Hungarian 482 Virus
Virus Name: Hungarian 482
Aliases:
V Status: Rare
Discovered: June, 1991
Symptoms: .COM file growth; TSR; no change in total system and
available memory
Origin: Hungary
Eff Length: 482 Bytes
Type Code: PRsCK - Parasitic Resident .COM Infector
Detection Method: Sweep, AVTK, ViruScan, F-Prot, ChAV,
NAV, IBMAV, NAVDX, VAlert, PCScan,
NShld, LProt, Sweep/N, Innoc, NProt, AVTK/N, NAV/N,
IBMAV/N
Removal Instructions: Delete infected files
General Comments:
The Hungarian 482 virus was isolated in Hungary in June, 1991 by
Dr. Szegedi Imre. This virus is a memory resident infector of
.COM programs, including COMMAND.COM.
The first time a program infected with Hungarian 482 is executed,
the virus will install itself as a low system memory TSR, hooking
interrupt 21. Unlike with most viruses which use TSRs for memory
residency, the DOS CHKDSK program will report no change in total
system memory or available free memory. However, interrupt 12's
return will have been moved. The TSR is in low available system
memory, and the virus will prevent its TSR from being overwritten.

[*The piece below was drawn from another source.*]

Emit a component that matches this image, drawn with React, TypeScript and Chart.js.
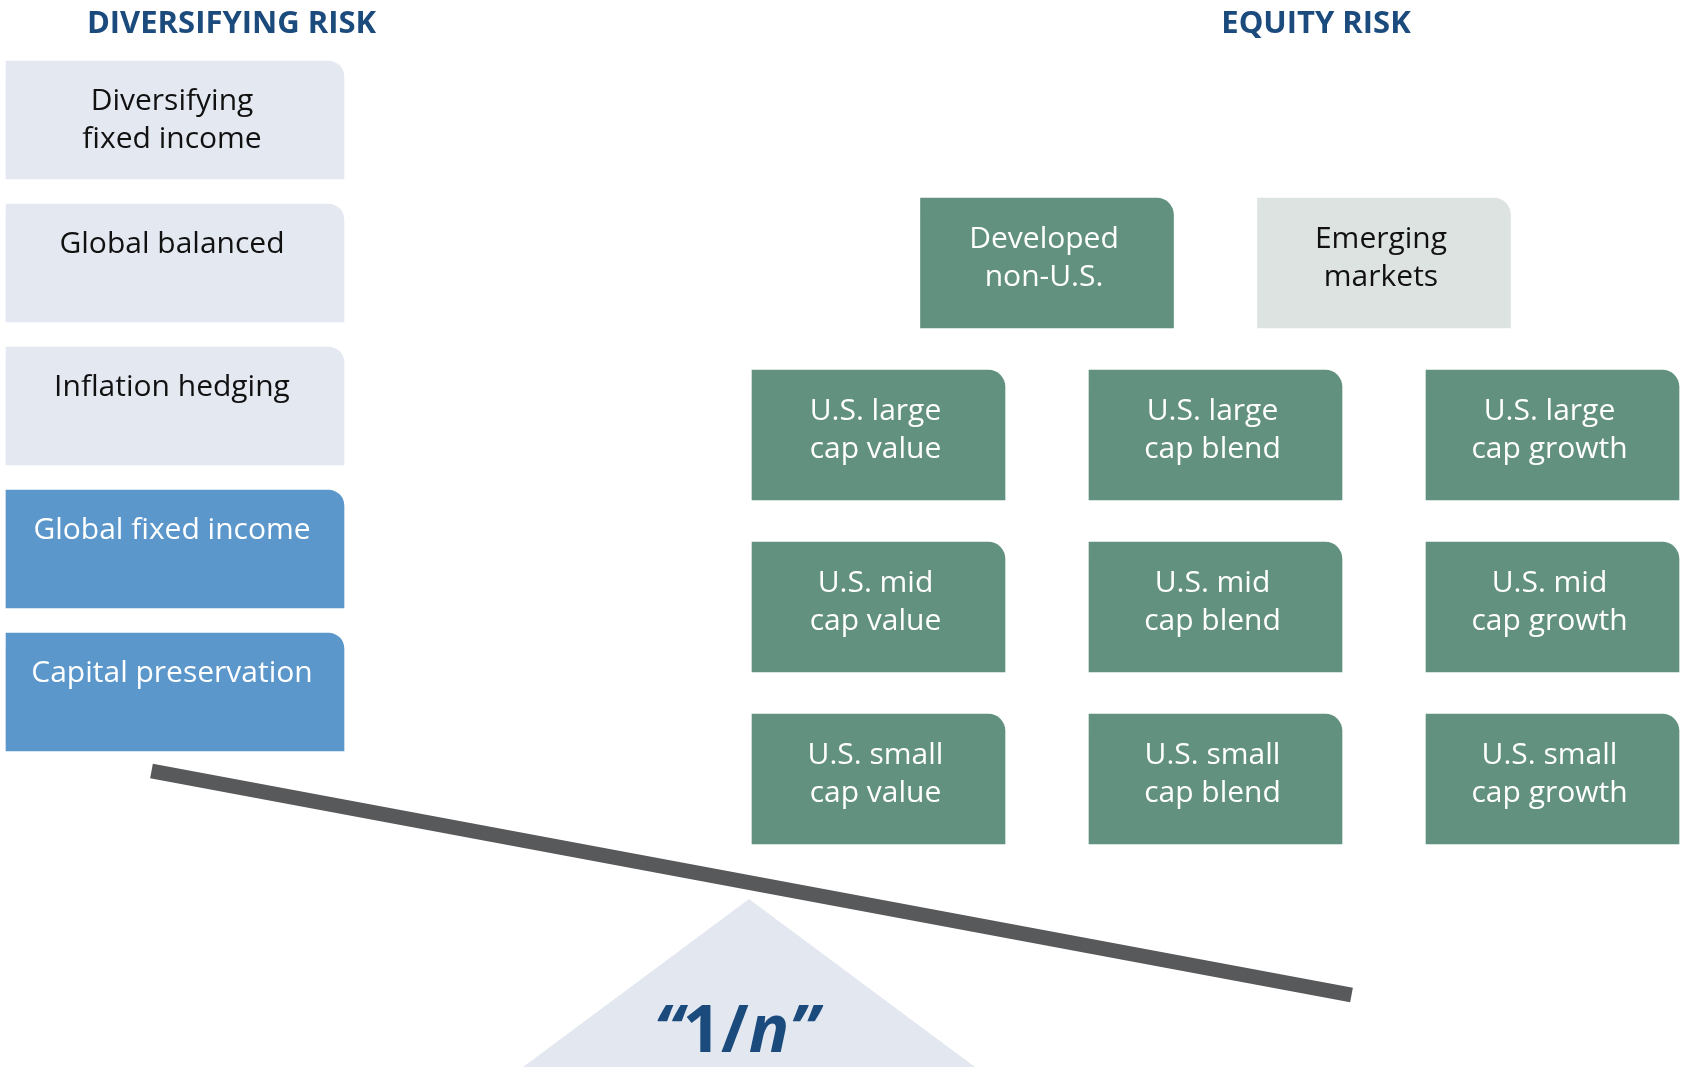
import React, { useEffect, useRef } from "react";
import { Chart, registerables } from "chart.js";

Chart.register(...registerables);

// ---------------- DATA ----------------
const leftTitle = "DIVERSIFYING RISK";
const rightTitle = "EQUITY RISK";
const diversifyingLabels: string[][] = [
  ["Diversifying", "fixed income"],
  ["Global balanced"],
  ["Inflation hedging"],
  ["Global fixed income"],
  ["Capital preservation"],
];
const diversifyingInModel = [false, false, false, true, true];
const internationalLabels: string[][] = [
  ["Developed", "non-U.S."],
  ["Emerging", "markets"],
];
const internationalInModel = [true, false];
const sizeLabels = ["large", "mid", "small"];
const styleLabels = ["value", "blend", "growth"];
const fulcrumParts = ["\u201C", "1", "/", "n", "\u201D"];
const fulcrumItalic = [true, false, false, true, true];

// ---------------- LAYOUT / STYLE ----------------
const W = 1681;
const H = 1067;
const FONT = '"Open Sans", "Noto Sans", sans-serif';
const TITLE_COLOR = "#1B4A7C";
const LIGHT_BOX = "#E3E8F1";
const BLUE_BOX = "#5B97CB";
const GREEN_BOX = "#62917F";
const GREY_GREEN_BOX = "#DDE3E0";
const BEAM_COLOR = "#58595B";
const FULCRUM_COLOR = "#E3E8F0";

const LEFT_X0 = 6;
const LEFT_X1 = 344;
const LEFT_TOP = 61;
const LEFT_STEP = 143;
const LEFT_H = 118;

const GRID_X0 = 752;
const COL_STEP = 337;
const BOX_W = 253;
const GRID_TOP = 198;
const ROW_STEP = 172;
const BOX_H = 130;

const BEAM_START = { x: 151.5, y: 771 };
const BEAM_END = { x: 1351.5, y: 995 };
const APEX = { x: 749, y: 899 };
const BASE_HALF = 226;

// ---------------- BUILD ----------------
const leftPoints = diversifyingLabels.map((_, i) => ({
  x: [LEFT_X0, LEFT_X1],
  y: LEFT_TOP + i * LEFT_STEP + LEFT_H / 2,
}));
const leftColors = diversifyingInModel.map((v) => (v ? BLUE_BOX : LIGHT_BOX));
const leftText = diversifyingInModel.map((v) => (v ? "#FFFFFF" : "#111111"));

const equityPoints: { x: number[]; y: number }[] = [];
const equityLines: string[][] = [];
const equityColors: string[] = [];
const equityText: string[] = [];
internationalLabels.forEach((lines, i) => {
  const x0 = GRID_X0 + (i + 0.5) * COL_STEP;
  equityPoints.push({ x: [x0, x0 + BOX_W], y: GRID_TOP + BOX_H / 2 });
  equityLines.push(lines);
  equityColors.push(internationalInModel[i] ? GREEN_BOX : GREY_GREEN_BOX);
  equityText.push(internationalInModel[i] ? "#FFFFFF" : "#111111");
});
sizeLabels.forEach((size, r) => {
  styleLabels.forEach((style, c) => {
    const x0 = GRID_X0 + c * COL_STEP;
    equityPoints.push({
      x: [x0, x0 + BOX_W],
      y: GRID_TOP + (r + 1) * ROW_STEP + BOX_H / 2,
    });
    equityLines.push([`U.S. ${size}`, `cap ${style}`]);
    equityColors.push(GREEN_BOX);
    equityText.push("#FFFFFF");
  });
});

const boxText: Record<number, { lines: string[][]; colors: string[]; first: number; step: number }> = {
  2: { lines: diversifyingLabels, colors: leftText, first: 49, step: 38 },
  3: { lines: equityLines, colors: equityText, first: 50, step: 38 },
};

const labelPlugin = {
  id: "diagramLabels",
  afterDatasetsDraw(chart: any) {
    const ctx: CanvasRenderingContext2D = chart.ctx;
    const xs = chart.scales.x;
    const ys = chart.scales.y;
    ctx.save();
    ctx.textAlign = "center";
    ctx.textBaseline = "alphabetic";

    ctx.fillStyle = TITLE_COLOR;
    ctx.font = `bold 31px ${FONT}`;
    ctx.fillText(leftTitle, xs.getPixelForValue(231.5), ys.getPixelForValue(33));
    ctx.fillText(rightTitle, xs.getPixelForValue(1316), ys.getPixelForValue(33));

    ctx.font = `30px ${FONT}`;
    Object.keys(boxText).forEach((k) => {
      const di = Number(k);
      const cfg = boxText[di];
      const meta = chart.getDatasetMeta(di);
      meta.data.forEach((el: any, i: number) => {
        const p = el.getProps(["x", "y", "base", "height"], true);
        const cx = (p.x + p.base) / 2 - 3;
        const top = p.y - p.height / 2;
        ctx.fillStyle = cfg.colors[i];
        cfg.lines[i].forEach((t, j) => {
          ctx.fillText(t, cx, top + cfg.first + j * cfg.step);
        });
      });
    });

    // fulcrum label
    const fonts = fulcrumItalic.map((it) => `${it ? "italic " : ""}bold 67px ${FONT}`);
    const widths = fulcrumParts.map((t, i) => {
      ctx.font = fonts[i];
      return ctx.measureText(t).width;
    });
    const total = widths.reduce((a, b) => a + b, 0);
    let x = xs.getPixelForValue(736) - total / 2;
    const by = ys.getPixelForValue(1052);
    ctx.textAlign = "left";
    ctx.fillStyle = TITLE_COLOR;
    fulcrumParts.forEach((t, i) => {
      ctx.font = fonts[i];
      ctx.fillText(t, x, by);
      x += widths[i];
    });
    ctx.restore();
  },
};

export default function App() {
  const ref = useRef<HTMLCanvasElement>(null);
  useEffect(() => {
    const canvas = ref.current!;
    const chart = new Chart(canvas, {
      type: "bar",
      data: {
        datasets: [
          {
            type: "line",
            indexAxis: "x",
            data: [
              { x: APEX.x - BASE_HALF, y: H },
              { x: APEX.x, y: APEX.y },
              { x: APEX.x + BASE_HALF, y: H },
            ],
            borderWidth: 0,
            borderColor: FULCRUM_COLOR,
            backgroundColor: FULCRUM_COLOR,
            fill: { value: H },
            pointRadius: 0,
            tension: 0,
          },
          {
            type: "line",
            indexAxis: "x",
            data: [BEAM_START, BEAM_END],
            borderWidth: 15,
            borderColor: BEAM_COLOR,
            borderCapStyle: "butt",
            fill: false,
            pointRadius: 0,
            tension: 0,
          },
          {
            type: "bar",
            indexAxis: "y",
            data: leftPoints,
            backgroundColor: leftColors,
            barThickness: LEFT_H,
            grouped: false,
            borderSkipped: false,
            borderWidth: 0,
            borderRadius: { topLeft: 0, topRight: 16, bottomLeft: 0, bottomRight: 0 },
          },
          {
            type: "bar",
            indexAxis: "y",
            data: equityPoints,
            backgroundColor: equityColors,
            barThickness: BOX_H,
            grouped: false,
            borderSkipped: false,
            borderWidth: 0,
            borderRadius: { topLeft: 0, topRight: 17, bottomLeft: 0, bottomRight: 0 },
          },
        ] as any,
      },
      options: {
        animation: false,
        responsive: false,
        maintainAspectRatio: false,
        devicePixelRatio: 1,
        events: [],
        layout: { padding: 0, autoPadding: false },
        plugins: { legend: { display: false }, tooltip: { enabled: false }, title: { display: false } },
        scales: {
          x: { type: "linear", min: 0, max: W, display: false, offset: false, grace: 0 },
          y: { type: "linear", min: 0, max: H, reverse: true, display: false, offset: false, grace: 0 },
        },
      } as any,
      plugins: [labelPlugin],
    });
    let alive = true;
    const fs: any = (document as any).fonts;
    if (fs && fs.load) {
      Promise.all([
        fs.load(`30px "Open Sans"`),
        fs.load(`bold 31px "Open Sans"`),
        fs.load(`italic bold 67px "Open Sans"`),
      ])
        .catch(() => null)
        .then(() => {
          if (alive) chart.update("none");
        });
    }
    return () => {
      alive = false;
      chart.destroy();
    };
  }, []);
  return (
    <div style={{ position: "absolute", left: 0, top: 0, width: W, height: H, background: "#FFFFFF" }}>
      <canvas ref={ref} width={W} height={H} style={{ display: "block", width: W, height: H }} />
    </div>
  );
}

After Hungarian 482 is memory resident, it will infect .COM
programs, other than very small ones, as they are executed. If
COMMAND.COM is executed, it will become infected. Infected .COM
programs will increase in size by 482 bytes with the virus being
located at the end of the infected file. There will be no change
in the file date and time in the disk directory.
Due to a bug in the Hungarian 482 code, it is possible that .EXE
programs may become infected, though this will happen very rarely.
Hungarian 482 does not do anything besides replicate.